Hazel Johnson, the great Chicago organizer remembered as the mother of environmental justice, believed that where you live should not determine how much environmental harm your family is expected to bear. She spent a lifetime fighting to expose the unfair reality of environmental impact, how polluting land uses were concentrated overwhelmingly in Black and Latino communities. These communities, underrepresented in and underserved by city government, have too often been treated as an afterthought in decisions that affect their health, safety and quality of life.

Johnson’s legacy calls on us to take meaningful action to correct these profound inequities. This ordinance would help Chicago do exactly that.

The ordinance would require that the city evaluate proposed industrial developments in light of the cumulative environmental and public health burdens neighborhoods already carry, rather than reviewing each project in isolation. It would also strengthen transparency, expand community input and ensure that major industrial proposals receive closer scrutiny before they move forward.

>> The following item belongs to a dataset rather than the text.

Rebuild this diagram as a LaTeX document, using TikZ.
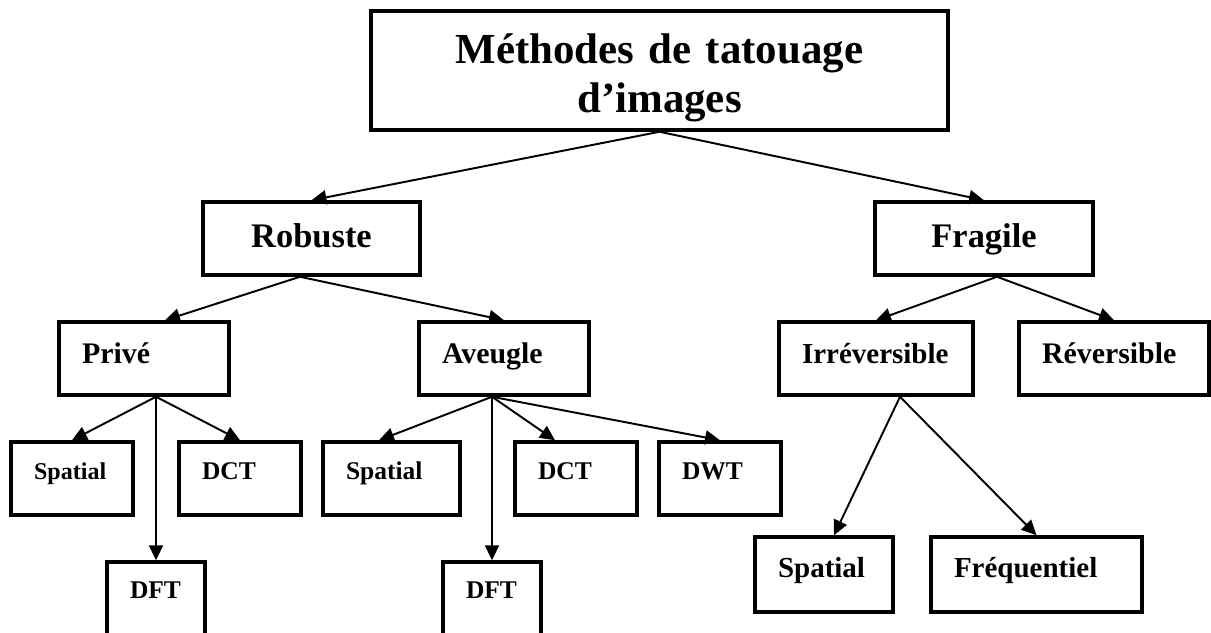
\documentclass[tikz,border=0pt]{standalone}
\usepackage{fontspec}
\setmainfont{Liberation Serif}
\usetikzlibrary{arrows.meta}

\begin{document}
\begin{tikzpicture}[
    box/.style={draw, line width=2pt, inner sep=0pt},
    cell/.style={box, inner xsep=0.46cm, align=left},
    niveau/.style={cell, font=\fontsize{17}{20}\selectfont\bfseries, text height=0.82cm, text depth=0.64cm},
    feuille/.style={cell, font=\fontsize{14.5}{17}\selectfont\bfseries, text height=0.74cm, text depth=0.72cm},
    fleche/.style={-{Triangle[length=8.5pt,width=8pt]}, line width=1.1pt}
]
    \useasboundingbox (0,0) rectangle (24.22,-12.64);

    % Title box
    \node[box, align=center, text width=11cm, inner xsep=0.27cm, text height=1.04cm, text depth=1.34cm,
          font=\fontsize{24.4}{27.9}\selectfont\bfseries] (methodes) at (13.19,-1.41) {Méthodes de tatouage\\d’images};

    % First level
    \node[box, minimum width=4.34cm, text height=0.90cm, text depth=0.56cm, font=\fontsize{19.6}{24}\selectfont\bfseries] (robuste) at (6.23,-4.77) {Robuste};
    \node[box, minimum width=4.36cm, text height=0.90cm, text depth=0.56cm, font=\fontsize{19.6}{24}\selectfont\bfseries] (fragile) at (19.68,-4.77) {Fragile};

    % Second level
    \node[niveau, text width=2.48cm] (prive) at (2.88,-7.17) {Privé};
    \node[niveau, text width=2.48cm] (aveugle) at (10.08,-7.17) {Aveugle};
    \node[niveau, text width=2.96cm, font=\fontsize{16.5}{20}\selectfont\bfseries] (irrev) at (17.52,-7.17) {Irréversible};
    \node[niveau, text width=2.88cm] (rev) at (22.28,-7.17) {Réversible};

    % Leaves under Prive and Aveugle
    \node[feuille, text width=1.52cm, font=\fontsize{13.7}{17}\selectfont\bfseries] (spatialA) at (1.44,-9.57) {Spatial};
    \node[feuille, text width=1.52cm] (dctA) at (4.80,-9.57) {DCT};
    \node[feuille, text width=1.82cm] (spatialB) at (7.83,-9.57) {Spatial};
    \node[feuille, text width=1.52cm] (dctB) at (11.52,-9.57) {DCT};
    \node[feuille, text width=1.52cm] (dwt) at (14.40,-9.57) {DWT};
    \node[feuille, text width=1.04cm, text height=0.72cm, text depth=0.84cm] (dftA) at (3.12,-12.02) {DFT};
    \node[feuille, text width=1.04cm, text height=0.72cm, text depth=0.84cm] (dftB) at (9.84,-12.02) {DFT};

    % Leaves under Irreversible
    \node[niveau, text width=1.84cm, font=\fontsize{16.5}{20}\selectfont\bfseries, text height=0.80cm, text depth=0.70cm] (spatialC) at (16.48,-11.49) {Spatial};
    \node[niveau, text width=3.30cm, font=\fontsize{16.5}{20}\selectfont\bfseries, text height=0.80cm, text depth=0.70cm] (freq) at (20.73,-11.49) {Fréquentiel};

    % Arrows from the title
    \draw[fleche] (methodes.south) -- (robuste.north);
    \draw[fleche] (methodes.south) -- (fragile.north);

    % Robuste branch
    \draw[fleche] ([xshift=-0.23cm]robuste.south) -- ([xshift=0.42cm]prive.north);
    \draw[fleche] ([xshift=-0.23cm]robuste.south) -- (aveugle.north);

    % Fragile branch
    \draw[fleche] ([xshift=0.26cm]fragile.south) -- (irrev.north);
    \draw[fleche] ([xshift=0.26cm]fragile.south) -- (rev.north);

    % Prive
    \draw[fleche] (prive.south -| dftA) -- (spatialA.north);
    \draw[fleche] (prive.south -| dftA) -- (dctA.north);
    \draw[fleche] (prive.south -| dftA) -- (dftA.north);

    % Aveugle
    \draw[fleche] (aveugle.south -| dftB) -- ([xshift=-0.25cm]spatialB.north);
    \draw[fleche] (aveugle.south -| dftB) -- ([xshift=-0.42cm]dctB.north);
    \draw[fleche] (aveugle.south -| dftB) -- (dwt.north);
    \draw[fleche] (aveugle.south -| dftB) -- (dftB.north);

    % Irreversible
    \draw[fleche] ([xshift=0.48cm]irrev.south) -- ([xshift=0.2cm]spatialC.north);
    \draw[fleche] ([xshift=0.48cm]irrev.south) -- (freq.north);
\end{tikzpicture}
\end{document}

This ordinance is not about impeding economic development, but rather ensuring responsible development. Chicago has already seen the consequences of getting this wrong. The city now has a golden opportunity to learn from past failures by adopting a fairer, more accountable standard.

At its most fundamental level, democracy is about people having a real voice in decisions that shape their lives. This ordinance would give people that voice.

I encourage every member of the City Council to answer the call to make Chicago’s democracy stronger.